Dalam penjelasannya, Mita Nezky juga menegaskan bahwa kelas jabatan menjadi komponen utama dalam penghitungan TPP yang sah di lingkungan instansi daerah. Ia menyebut bahwa meskipun perubahan yang dilakukan hanya sebatas penambahan satu kata dalam nomenklatur jabatan, tetap wajib dilakukan penetapan ulang hasil evaluasi jabatan agar nilai dan kelas jabatan dapat ditetapkan melalui peraturan kepala daerah. “Baru setelah kelas jabatan ditetapkan dalam perkada, pembayaran TPP dapat dilakukan. Hal ini menunjukkan bahwa kelas jabatan bukan sekadar syarat administratif, tetapi landasan hukum yang menentukan kesesuaian tunjangan dengan beban kerja,” ujarnya.

Kepala Bagian Kelembagaan dan Analisa Jabatan Biro Organisasi dan Tata Laksana Kementerian Dalam Negeri, Jose Rizal, menekankan bahwa pemberian TPP harus bersifat transformasional, tidak sekadar menjadi insentif finansial, tetapi berdampak langsung pada kualitas kinerja ASN dan organisasi. Ia juga mengingatkan bahwa kelengkapan dan validitas data dalam aplikasi SIMONA sangat penting sebagai dasar pertanggungjawaban. Jose turut menyampaikan bahwa pemerintah daerah perlu bersiap menghadapi batas maksimal belanja pegawai 30 persen pada tahun 2027 dengan merencanakan anggaran TPP secara bertahap mulai tahun anggaran 2025.

Dalam aspek perencanaan anggaran, Shalia Alama Joya, Direktur Perencanaan Anggaran Daerah,  Kementerian Dalam Negeri, menyampaikan bahwa daerah harus menyiapkan pengalokasian anggaran TPP sejak penyusunan KUA-PPAS. Ia menegaskan bahwa koordinasi lintas perangkat daerah mutlak diperlukan untuk menjamin konsistensi antara evaluasi jabatan dan besaran TPP yang dianggarkan. “Fleksibilitas boleh, tetapi akuntabilitas adalah harga mati. Prinsip kehati-hatian dalam menyusun struktur APBD harus tetap dijaga agar tidak berbenturan dengan aturan fiskal,” ujarnya.

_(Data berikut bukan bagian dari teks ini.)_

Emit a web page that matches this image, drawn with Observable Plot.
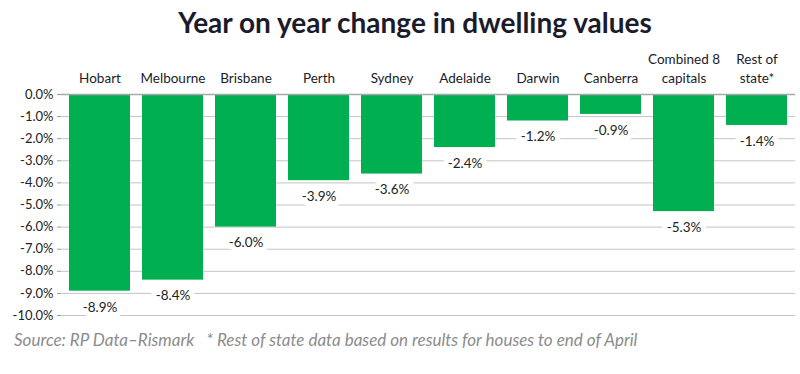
<!DOCTYPE html>
<html>
<head>
<meta charset="utf-8">
<script src="https://cdn.jsdelivr.net/npm/d3@7"></script>
<script src="https://cdn.jsdelivr.net/npm/@observablehq/plot@0.6"></script>
<style>
  html, body { margin: 0; padding: 0; background: #fff; }
  body { width: 800px; height: 374px; overflow: hidden; font-family: Lato, "Open Sans", sans-serif; }
  #title { height: 44px; line-height: 44px; font-size: 28px; font-weight: bold; color: #1b1b2b; text-align: center; padding-left: 30px; box-sizing: border-box; }
  #caption { font-size: 17px; font-style: italic; color: #8c8c8c; padding-left: 14px; margin-top: 4px; }
</style>
</head>
<body>
<div id="title">Year on year change in dwelling values</div>
<div id="chart"></div>
<div id="caption">Source: RP Data–Rismark&nbsp;&nbsp;&nbsp;* Rest of state data based on results for houses to end of April</div>
<script>
const categories = ["Hobart", "Melbourne", "Brisbane", "Perth", "Sydney", "Adelaide", "Darwin", "Canberra", "Combined 8\ncapitals", "Rest of\nstate*"];
const values = [-8.9, -8.4, -6.0, -3.9, -3.6, -2.4, -1.2, -0.9, -5.3, -1.4];
const yTicks = [0, -1, -2, -3, -4, -5, -6, -7, -8, -9, -10];

const data = categories.map((c, i) => ({category: c, value: values[i]}));
const fmt = d => (d === 0 ? "0.0" : d.toFixed(1)) + "%";

const chart = Plot.plot({
  width: 800,
  height: 281,
  marginTop: 50,
  marginBottom: 10,
  marginLeft: 61,
  marginRight: 5,
  style: {fontFamily: "Lato, 'Open Sans', sans-serif", fontSize: "12.5px", color: "#222", background: "#fff"},
  x: {domain: categories, paddingInner: 0.16, paddingOuter: 0.04, axis: null, label: null},
  y: {domain: [-10, 0], axis: null, label: null},
  marks: [
    Plot.ruleY(yTicks, {stroke: "#c4c4c4", strokeWidth: 1}),
    Plot.barY(data, {x: "category", y: "value", fill: "#00b050"}),
    Plot.text(data, {x: "category", y: "value", text: d => fmt(d.value), dy: 16, fill: "#222",
      stroke: "white", strokeWidth: 11, paintOrder: "stroke", fontSize: 13.5}),
    Plot.ruleY([0], {stroke: "#a8a8a8", strokeWidth: 1.5}),
    Plot.ruleX([0], {frameAnchor: "left", stroke: "#9a9a9a", strokeWidth: 1.5}),
    Plot.axisY(yTicks, {anchor: "left", label: null, tickFormat: fmt, tickSize: 4, tickPadding: 4, stroke: "#9a9a9a", fill: "#222", fontSize: 13}),
    Plot.axisX({anchor: "top", label: null, tickSize: 0, tickPadding: 12, lineAnchor: "bottom", lineHeight: 1.35, fill: "#1b1b2b", fontSize: 13.5})
  ]
});
document.getElementById("chart").appendChild(chart);
</script>
</body>
</html>
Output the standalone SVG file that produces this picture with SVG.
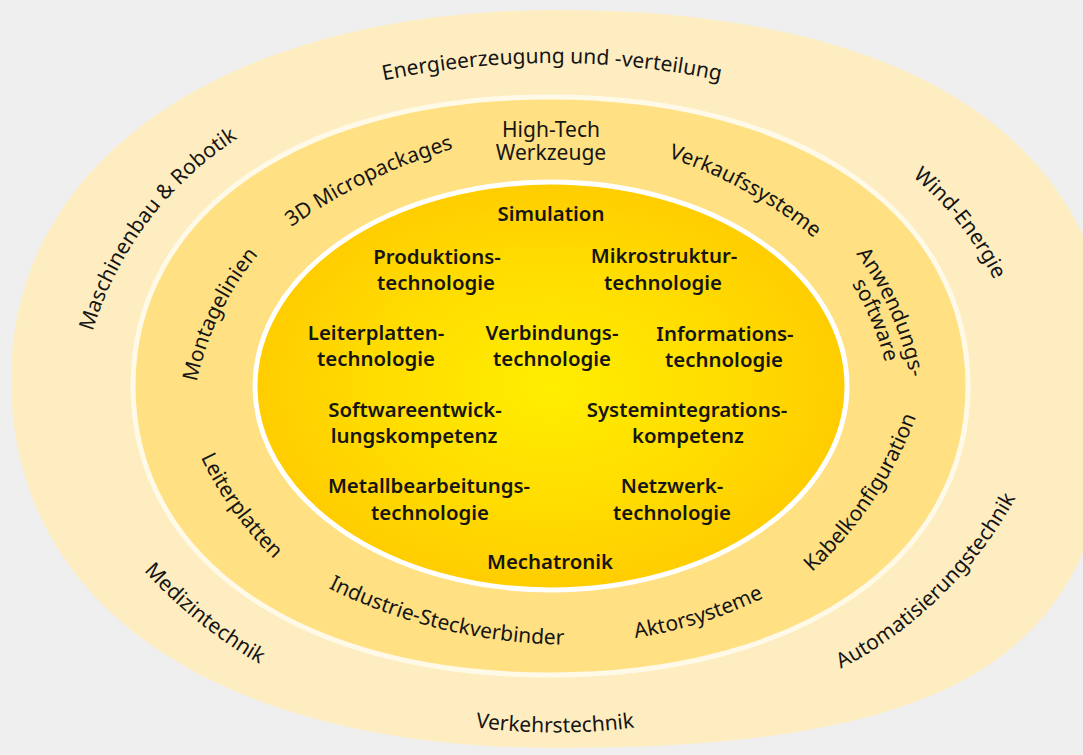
<svg xmlns="http://www.w3.org/2000/svg" width="1083" height="755" viewBox="0 0 1083 755">
<style>
text{font-family:"Noto Sans","Open Sans","DejaVu Sans",sans-serif;font-size:21px;fill:#151515}
.m{text-anchor:middle}
.c{text-anchor:middle;font-weight:600;font-size:20.4px}
</style>
<defs>
<radialGradient id="core" cx="0.5" cy="0.5" r="0.55">
<stop offset="0" stop-color="#ffee00"/>
<stop offset="0.55" stop-color="#ffdc00"/>
<stop offset="1" stop-color="#ffc900"/>
</radialGradient>
<path id="p1" d="M552,1703 A819,819 0 0 1 552,63 A819,819 0 0 1 552,1703"/>
<path id="p2" d="M707.3,642.7 A349,349 0 0 1 148,222 A349,349 0 0 1 707.3,642.7"/>
<path id="p3" d="M472.7,608.8 A309,309 0 0 1 958.8,223.8 A309,309 0 0 1 472.7,608.8"/>
<path id="p4" d="M800.9,-126 A479,479 0 0 0 198,621.8 A479,479 0 0 0 800.9,-126"/>
<path id="p5" d="M555,-547.5 A639,639 0 0 0 555,732.5 A639,639 0 0 0 555,-547.5"/>
<path id="p6" d="M353.8,-4.3 A419,419 0 0 0 941,596.3 A419,419 0 0 0 353.8,-4.3"/>
<path id="p7" d="M848.8,1171.2 A549,549 0 0 1 369.2,181.2 A549,549 0 0 1 848.8,1171.2"/>
<path id="p8" d="M310.3,978.5 A449,449 0 0 1 745,191 A449,449 0 0 1 310.3,978.5"/>
<path id="p9" d="M759.9,575.6 A299,299 0 0 1 219.9,314.6 A299,299 0 0 1 759.9,575.6"/>
<path id="p10" d="M340.6,553.2 A299,299 0 0 1 890.2,312.6 A299,299 0 0 1 340.6,553.2"/>
<path id="p11" d="M355.6,540.2 A279,279 0 0 1 871.4,321.8 A279,279 0 0 1 355.6,540.2"/>
<path id="p12" d="M800.6,102 A349,349 0 0 0 232.9,511.5 A349,349 0 0 0 800.6,102"/>
<path id="p13" d="M698.9,-440.3 A549,549 0 0 0 443,629.5 A549,549 0 0 0 698.9,-440.3"/>
<path id="p14" d="M431,-235 A449,449 0 0 0 701,622.7 A449,449 0 0 0 431,-235"/>
<path id="p15" d="M207.7,56.6 A399,399 0 0 0 873.3,500.6 A399,399 0 0 0 207.7,56.6"/>
</defs>
<rect width="1083" height="755" fill="#efefef"/>
<g id="ring-outer">
<path d="M11,379 C11,157.6 229.8,10 558,10 C913,10 1113,143 1113,379 C1113,652 963,748 558,748 C218.9,748 11,607.8 11,379 Z" fill="#feedc0"/>
</g>
<g id="ring-middle">
<path d="M133,386 C133,212.6 299.8,97 550,97 C800.8,97 968,212.6 968,386 C968,559.4 800.8,675 550,675 C299.8,675 133,559.4 133,386 Z" fill="#ffe083" stroke="#fff9e8" stroke-width="5"/>
</g>
<g id="ring-inner">
<ellipse cx="551" cy="386" rx="296" ry="204" fill="url(#core)" stroke="#ffffff" stroke-width="5"/>
</g>
<g id="outer-labels">
<g id="energie"><text class="m"><textPath href="#p1" startOffset="50%">Energieerzeugung und -verteilung</textPath></text></g>
<g id="maschinenbau"><text class="m"><textPath href="#p2" startOffset="50%">Maschinenbau &amp; Robotik</textPath></text></g>
<g id="wind"><text class="m"><textPath href="#p3" startOffset="50%">Wind-Energie</textPath></text></g>
<g id="medizin"><text class="m"><textPath href="#p4" startOffset="50%">Medizintechnik</textPath></text></g>
<g id="verkehr"><text class="m"><textPath href="#p5" startOffset="50%">Verkehrstechnik</textPath></text></g>
<g id="automatisierung"><text class="m"><textPath href="#p6" startOffset="50%">Automatisierungstechnik</textPath></text></g>
</g>
<g id="middle-labels">
<g id="micropackages"><text class="m"><textPath href="#p7" startOffset="50%">3D Micropackages</textPath></text></g>
<g id="werkzeuge"><text class="m" x="551" y="137">High-Tech<tspan x="551" y="160">Werkzeuge</tspan></text></g>
<g id="verkauf"><text class="m"><textPath href="#p8" startOffset="50%">Verkaufssysteme</textPath></text></g>
<g id="montage"><text class="m"><textPath href="#p9" startOffset="50%">Montagelinien</textPath></text></g>
<g id="anwendung"><text class="m"><textPath href="#p10" startOffset="50%">Anwendungs-</textPath></text><text class="m"><textPath href="#p11" startOffset="50%">software</textPath></text></g>
<g id="leiterplatten"><text class="m"><textPath href="#p12" startOffset="50%">Leiterplatten</textPath></text></g>
<g id="industrie"><text class="m"><textPath href="#p13" startOffset="50%">Industrie-Steckverbinder</textPath></text></g>
<g id="aktor"><text class="m"><textPath href="#p14" startOffset="50%">Aktorsysteme</textPath></text></g>
<g id="kabel"><text class="m"><textPath href="#p15" startOffset="50%">Kabelkonfiguration</textPath></text></g>
</g>
<g id="core-labels">
<g id="simulation"><text class="c" x="551" y="221">Simulation</text></g>
<g id="produktion"><text class="c" x="437" y="264">Produktions-<tspan x="436" y="290">technologie</tspan></text></g>
<g id="mikrostruktur"><text class="c" x="664" y="263">Mikrostruktur-<tspan x="663" y="290">technologie</tspan></text></g>
<g id="leiterplattentech"><text class="c" x="376" y="340">Leiterplatten-<tspan x="376" y="366">technologie</tspan></text></g>
<g id="verbindung"><text class="c" x="552" y="340">Verbindungs-<tspan x="552" y="366">technologie</tspan></text></g>
<g id="information"><text class="c" x="725" y="341">Informations-<tspan x="724" y="367">technologie</tspan></text></g>
<g id="software"><text class="c" x="415" y="417">Softwareentwick-<tspan x="414" y="443">lungskompetenz</tspan></text></g>
<g id="systemintegration"><text class="c" x="687" y="417">Systemintegrations-<tspan x="688" y="443">kompetenz</tspan></text></g>
<g id="metall"><text class="c" x="429" y="493">Metallbearbeitungs-<tspan x="430" y="520">technologie</tspan></text></g>
<g id="netzwerk"><text class="c" x="672" y="493">Netzwerk-<tspan x="672" y="520">technologie</tspan></text></g>
<g id="mechatronik"><text class="c" x="550" y="569">Mechatronik</text></g>
</g>
</svg>
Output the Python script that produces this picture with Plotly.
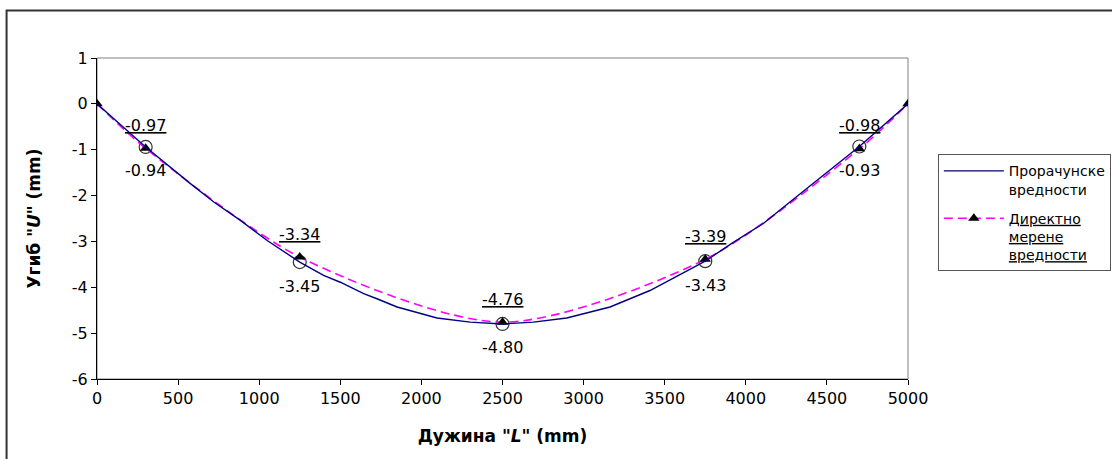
import plotly.graph_objects as go

# ---- data ----
calc_x = [0, 300, 576, 720, 884, 1049, 1250, 1397, 1500, 1644, 1726, 1850, 2096, 2301, 2500,
          2690, 2896, 3163, 3409, 3750, 3923, 4108, 4272, 4437, 4700, 5000]
calc_y = [0, -0.94, -1.74, -2.14, -2.54, -2.98, -3.45, -3.74, -3.89, -4.14, -4.25, -4.43, -4.67, -4.76, -4.80,
          -4.76, -4.67, -4.43, -4.07, -3.43, -3.02, -2.61, -2.14, -1.67, -0.93, 0]

meas_x = [0, 300, 1250, 2500, 3750, 4700, 5000]
meas_y = [0, -0.97, -3.34, -4.76, -3.39, -0.98, 0]

mark_x = [300, 1250, 2500, 3750, 4700]
mark_calc = [-0.94, -3.45, -4.80, -3.43, -0.93]
mark_meas = [-0.97, -3.34, -4.76, -3.39, -0.98]

x_ticks = [0, 500, 1000, 1500, 2000, 2500, 3000, 3500, 4000, 4500, 5000]
x_tick_text = ["0", "500", "1000", "1500", "2000", "2500", "3000", "3500", "4000", "4500", "5000"]
y_ticks = [1, 0, -1, -2, -3, -4, -5, -6]
y_tick_text = ["1", "0", "-1", "-2", "-3", "-4", "-5", "-6"]

name_calc = "Прорачунске<br>вредности"
name_meas = "<u>Директно</u><br><u>мерене</u><br><u>вредности</u>"
x_title = "<b>Дужина <i>\"L\"</i> (mm)</b>"
y_title = "<b>Угиб <i>\"U\"</i> (mm)</b>"

FONT = "DejaVu Sans"

fig = go.Figure()

# open circles at calculated points
fig.add_trace(go.Scatter(
    x=mark_x, y=mark_calc, mode="markers", showlegend=False, hoverinfo="skip",
    marker=dict(symbol="circle-open", size=13, color="#333333", line=dict(width=1.2, color="#333333")),
))

# measured values
fig.add_trace(go.Scatter(
    x=meas_x, y=meas_y, mode="lines+markers", name=name_meas, legendrank=2,
    legendgroup="m",
    line=dict(color="#FF00FF", width=1.6, dash="9px,5px", shape="spline", smoothing=0.8),
    marker=dict(symbol="triangle-up", size=10, color="black"),
))

# calculated values
fig.add_trace(go.Scatter(
    x=calc_x, y=calc_y, mode="lines", name=name_calc, legendrank=1,
    legendgroup="c",
    line=dict(color="#000080", width=1.4),
))

# value labels
for xv, yc, ym in zip(mark_x, mark_calc, mark_meas):
    fig.add_annotation(x=xv, y=ym, text=f"<u>{ym:.2f}</u>", showarrow=False, yshift=23,
                       font=dict(family=FONT, size=16, color="black"))
    fig.add_annotation(x=xv, y=yc, text=f"{yc:.2f}", showarrow=False, yshift=-24,
                       font=dict(family=FONT, size=16, color="black"))

# plot-area border (gray) and outer chart border
fig.add_shape(type="rect", xref="paper", yref="paper", x0=0, y0=0, x1=1, y1=1,
              line=dict(color="#808080", width=1), layer="below")
fig.add_shape(type="rect", xref="paper", yref="paper", x0=-0.1115, y0=-0.4, x1=1.4, y1=1.1477,
              line=dict(color="#333333", width=2), layer="below")

fig.update_layout(
    width=1112, height=459,
    margin=dict(l=96.5, r=203.7, t=57.5, b=80, autoexpand=False),
    paper_bgcolor="white", plot_bgcolor="white",
    font=dict(family=FONT, size=16, color="black"),
    showlegend=True,
    legend=dict(
        x=1.0368, y=0.70, xanchor="left", yanchor="top",
        bordercolor="#555555", borderwidth=1, bgcolor="white",
        font=dict(family=FONT, size=14, color="black"),
        valign="top", traceorder="grouped", tracegroupgap=8,
        itemwidth=60,
    ),
    xaxis=dict(
        range=[0, 5000], tickvals=x_ticks, ticktext=x_tick_text,
        showgrid=False, zeroline=False, showline=True, linecolor="black", linewidth=1,
        ticks="outside", ticklen=5, tickcolor="black",
        tickfont=dict(family=FONT, size=16),
        title=dict(text=x_title, font=dict(family=FONT, size=17), standoff=22),
    ),
    yaxis=dict(
        range=[-6, 1], tickvals=y_ticks, ticktext=y_tick_text,
        showgrid=False, zeroline=False, showline=True, linecolor="black", linewidth=1,
        ticks="outside", ticklen=5, tickcolor="black",
        tickfont=dict(family=FONT, size=16),
        title=dict(text=y_title, font=dict(family=FONT, size=17), standoff=26),
    ),
)

fig.write_html("out.html")
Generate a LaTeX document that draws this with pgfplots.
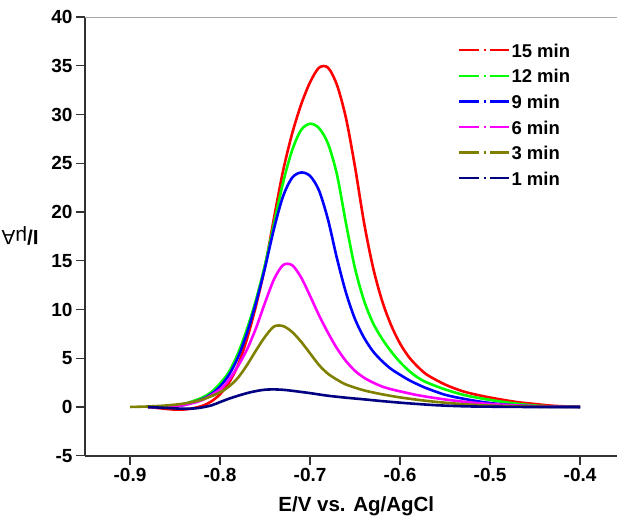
\documentclass[border=0pt]{standalone}
\usepackage{fontspec}
\setmainfont{Liberation Sans}
\usepackage{pgfplots}
\pgfplotsset{compat=1.18}

\definecolor{c15}{RGB}{255,0,0}
\definecolor{c12}{RGB}{0,255,0}
\definecolor{c9}{RGB}{0,0,255}
\definecolor{c6}{RGB}{255,0,255}
\definecolor{c3}{RGB}{128,128,0}
\definecolor{c1}{RGB}{0,0,128}
\definecolor{axisgray}{RGB}{50,50,50}

\begin{document}
\begin{tikzpicture}
\begin{axis}[
  scale only axis, width=532pt, height=438.7pt,
  xmin=-0.95, xmax=-0.359, ymin=-5, ymax=40,
  clip=false,
  axis x line*=bottom, axis y line*=left,
  axis line style={-, draw=axisgray, line width=1.8pt},
  xtick={-0.9,-0.8,-0.7,-0.6,-0.5,-0.4},
  ytick={-5,0,5,10,15,20,25,30,35,40},
  tick align=outside, major tick length=9pt,
  tick style={axisgray, line width=1.3pt},
  /pgf/number format/assume math mode=true,
  xticklabel style={/pgf/number format/.cd, fixed, fixed zerofill, precision=1},
  tick label style={font=\fontsize{19}{19}\selectfont\bfseries},
  xlabel={E/V vs. Ag/AgCl},
  xlabel style={at={(axis description cs:0.51,-0.128)}, anchor=base,
    font=\fontsize{20.5}{20.5}\selectfont\bfseries},
  ylabel={\bfseries I/\mdseries μA},
  ylabel style={at={(axis description cs:-0.122,0.5)}, anchor=center, rotate=90,
    font=\fontsize{20.5}{20.5}\selectfont},
  legend style={at={(0.701,0.943)}, anchor=north west, draw=none, fill=none,
    font=\fontsize{18.5}{18.5}\selectfont\bfseries, row sep=9.6pt, inner sep=0pt,
    nodes={inner sep=1pt, text height=14pt, text depth=0pt}},
  legend cell align=left,
  legend image code/.code={
    \draw[#1, line width=2.4pt] (0pt,0pt) -- (20pt,0pt);
    \draw[#1, line width=2.4pt] (24.5pt,0pt) -- (26.5pt,0pt);
    \draw[#1, line width=2.4pt] (31pt,0pt) -- (50pt,0pt);
  },
  every axis plot/.append style={line width=2.6pt, smooth},
]

% 15 min
\addplot[c15] coordinates {
(-0.88,0) (-0.865,-0.15) (-0.85,-0.27) (-0.835,-0.22) (-0.82,0.1) (-0.81,0.55)
(-0.80,1.3) (-0.79,2.5) (-0.78,4.3) (-0.77,7.0) (-0.76,10.4) (-0.75,14.4)
(-0.74,19.4) (-0.73,24.2) (-0.72,28.0) (-0.71,31.0) (-0.70,33.3) (-0.69,34.8)
(-0.68,34.8) (-0.67,33.0) (-0.66,29.6) (-0.65,24.6) (-0.64,18.9)
(-0.63,14.3) (-0.62,10.9) (-0.61,8.4) (-0.60,6.5) (-0.59,5.1) (-0.58,4.1)
(-0.57,3.3) (-0.55,2.3) (-0.53,1.6) (-0.51,1.15) (-0.49,0.8) (-0.47,0.5)
(-0.45,0.3) (-0.43,0.12) (-0.40,0)
};
\addlegendentry{15 min}

% 12 min
\addplot[c12] coordinates {
(-0.88,0) (-0.86,0) (-0.84,0.3) (-0.83,0.6) (-0.82,0.95) (-0.81,1.5)
(-0.80,2.4) (-0.79,3.6) (-0.78,5.5) (-0.77,8.0) (-0.76,11.0) (-0.75,14.6)
(-0.74,18.8) (-0.73,23.0) (-0.72,26.3) (-0.71,28.4) (-0.70,29.05) (-0.69,28.6)
(-0.68,27.0) (-0.67,23.8) (-0.66,18.8) (-0.65,14.2) (-0.64,10.9) (-0.63,8.6)
(-0.62,7.0) (-0.61,5.7) (-0.60,4.6) (-0.59,3.7) (-0.58,3.0) (-0.57,2.5)
(-0.55,1.8) (-0.53,1.25) (-0.51,0.88) (-0.49,0.58) (-0.47,0.33) (-0.45,0.15)
(-0.43,0.05) (-0.40,0)
};
\addlegendentry{12 min}

% 9 min
\addplot[c9] coordinates {
(-0.88,0) (-0.86,0) (-0.84,0.2) (-0.82,0.8) (-0.81,1.3) (-0.80,2.1)
(-0.79,3.3) (-0.78,5.1) (-0.77,7.6) (-0.76,10.7) (-0.75,14.3) (-0.74,18.3)
(-0.73,21.6) (-0.72,23.5) (-0.71,24.05) (-0.70,23.7) (-0.69,22.2) (-0.68,19.2)
(-0.67,15.2) (-0.66,11.7) (-0.65,9.0) (-0.64,7.1) (-0.63,5.7) (-0.62,4.7)
(-0.61,3.9) (-0.60,3.3) (-0.59,2.75) (-0.58,2.3) (-0.57,1.9) (-0.55,1.25)
(-0.53,0.85) (-0.51,0.53) (-0.49,0.3) (-0.47,0.15) (-0.45,0.06) (-0.43,0.02)
(-0.40,0)
};
\addlegendentry{9 min}

% 6 min
\addplot[c6] coordinates {
(-0.88,0) (-0.86,0) (-0.84,0.2) (-0.82,0.7) (-0.80,1.8) (-0.79,2.8)
(-0.78,4.2) (-0.77,5.9) (-0.76,8.1) (-0.75,10.7) (-0.74,13.1) (-0.73,14.55)
(-0.72,14.55) (-0.71,13.3) (-0.70,11.4) (-0.69,9.4) (-0.68,7.6)
(-0.67,6.0) (-0.66,4.7) (-0.65,3.7) (-0.64,3.0) (-0.63,2.5) (-0.62,2.1)
(-0.61,1.82) (-0.60,1.6) (-0.58,1.2) (-0.56,0.9) (-0.54,0.65) (-0.52,0.45)
(-0.50,0.3) (-0.48,0.2) (-0.46,0.11) (-0.43,0.04) (-0.40,0)
};
\addlegendentry{6 min}

% 3 min
\addplot[c3] coordinates {
(-0.90,0) (-0.88,0.05) (-0.86,0.15) (-0.84,0.35) (-0.82,0.75) (-0.80,1.5)
(-0.79,2.1) (-0.78,3.0) (-0.77,4.3) (-0.76,5.8) (-0.75,7.2) (-0.74,8.25)
(-0.73,8.3) (-0.72,7.7) (-0.71,6.7) (-0.70,5.5) (-0.69,4.3)
(-0.68,3.4) (-0.67,2.8) (-0.66,2.3) (-0.64,1.7) (-0.62,1.3) (-0.60,0.98)
(-0.58,0.73) (-0.56,0.52) (-0.54,0.36) (-0.52,0.23) (-0.49,0.1) (-0.45,0.03)
(-0.40,0)
};
\addlegendentry{3 min}

% 1 min
\addplot[c1] coordinates {
(-0.88,0) (-0.86,-0.1) (-0.84,-0.18) (-0.825,-0.12) (-0.81,0.15) (-0.80,0.5)
(-0.79,0.85) (-0.78,1.15) (-0.77,1.42) (-0.76,1.63) (-0.75,1.77) (-0.74,1.8)
(-0.73,1.76) (-0.72,1.66) (-0.70,1.42) (-0.68,1.15) (-0.66,0.95) (-0.64,0.78)
(-0.62,0.6) (-0.60,0.44) (-0.58,0.3) (-0.56,0.18) (-0.54,0.1) (-0.52,0.05)
(-0.49,0.02) (-0.46,0) (-0.40,0)
};
\addlegendentry{1 min}

% thin upper frame line
\draw[black!35, line width=0.9pt] (rel axis cs:0,1) -- (rel axis cs:1,1);
\coordinate (bl) at (rel axis cs:0,0);
\coordinate (tr) at (rel axis cs:1,1);
\end{axis}
\pgfresetboundingbox
\path ([xshift=-85pt,yshift=-61.3pt]bl) rectangle ([yshift=17pt]tr);
\end{tikzpicture}
\end{document}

Menutup sesi pemaparan, Joni Setiawan, Direktur Jenderal Pemeriksaan Keuangan Negara V, Badan Pemeriksa Keuangan (BPK), menegaskan bahwa akurasi dalam penetapan nilai dan kelas jabatan sangat penting agar pemberian TPP tidak menjadi temuan dalam audit. Ia menyampaikan bahwa setiap pengeluaran yang bersumber dari keuangan negara harus memiliki dasar hukum dan justifikasi yang jelas. “Perbedaan antara keinginan dan kemampuan fiskal daerah harus ditengahi dengan sistem pengendalian internal yang kuat dan transparansi data,” tandasnya.

Percepatan ini diharapkan berdampak positif pada peningkatan kinerja dan efektivitas ASN di daerah. Menteri PANRB melalui surat ini mendorong efisiensi birokrasi dan optimalisasi manajemen kepegawaian pada pemerintah daerah dengan memangkas prosedur yang tidak perlu, serta tetap mempertahankan control untuk kasus tertentu.